The Cat

I could hear it the moment I got out of the car this morning. The mewling and meowing were echoing off the walls of the garage in the sort of frantic way a cat has of telling you it’s hungry or stuck or hurt or maybe just in heat and looking for a mate. The garage at the mill has large doors that close and I was thinking that perhaps it had been stuck in there overnight, but the more I looked for him the less I found him.

It’s not the first time an animal has gotten stuck behind the great metal doors. There was, of course, the crow, whose dead body I found next to my car years ago, and whose means of death is still a mystery. There have been a few pigeons, who, under some mistaken pretense, decided the garage and its few exposed beams, held promise for a nest. In fact there was once another cat that had squeezed through a crack in the cement walls and then found it impossible to go back the way he came.

I started looking under cars and in the corners, but every time I moved further away from my parking space, the direction of the cries kept bringing me back. I don’t know what made me look up, but I did, and there standing on the two-by-four beams exposed when the garage started leaking; stood the cat. I have no idea how it got up there, as there was no clear way for him to climb up that high—as least as far as I could see.

I walked into the mill, hung up my coat and put away my lunch pail—told my boss I’d be right back, and headed back into the garage. I’ve done this sort of work before—I am, if nothing else, a decent cat rescuer.

There has been an old wooden ladder in the back corner for the past year or so—Left lying there from the last time the florescent lights were changed. It was just tall enough for me to reach up past the ballasts to touch the cat. I took the fact that he didn’t immediately bite me to be a good sign. The only thing most cat’s hate more than being stuck in high places, is being rescued from high places. My feeling is that, in an effort to regain their dignity, once they get face to face, they have a tendency to put the blame of their predicament squarely upon the person they are looking at. We did fine with the petting, but the moment I grabbed him for our decent, things got a little more dicey. Though in all fairness, once he got his claws dug firmly into my shoulder blades, he calmed down enough to let me bring him down.
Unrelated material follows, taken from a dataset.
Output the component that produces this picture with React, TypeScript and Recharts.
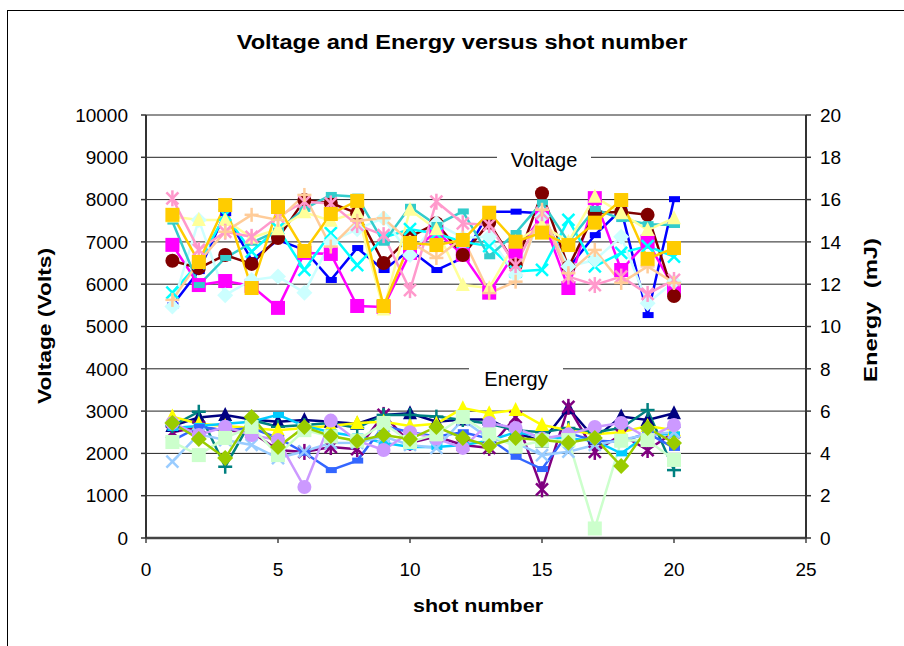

He was pretty pissed about the box I then put him in, but it was the only way I could figure getting him out of the garage since he wasn’t following me and had decided to just hide under cars for a while. I set him free just outside the doors, in the small green area near the Spanish Steps and though he screamed and cried and pitched a fit, once I lifted the box lid he calmed down and headed straight into the blackberry brambles.

I suppose that I could have taken him in to the Humane Society. They saved our blind cat, Zane, once, after she had gotten out of the trailer and wound up across the highway in the next trailer park over. But I didn’t want to take the chance that he’d be put to sleep, all because he was fool enough to get stuck someplace he couldn’t get down from. No…I needed to give him another chance. Let the next person take him in, or let him roam free the rest of his life.

On my way into the mill, a young black woman who lives in the shelter next door and who also parks in the garage, stepped outside and said “Thanks for rescuing that cat. He was just so high up there, I didn’t know what to do.”

Yeah, that’s me alright—the newest hero in the Kitty Liberation Army of the World’s Book of Days.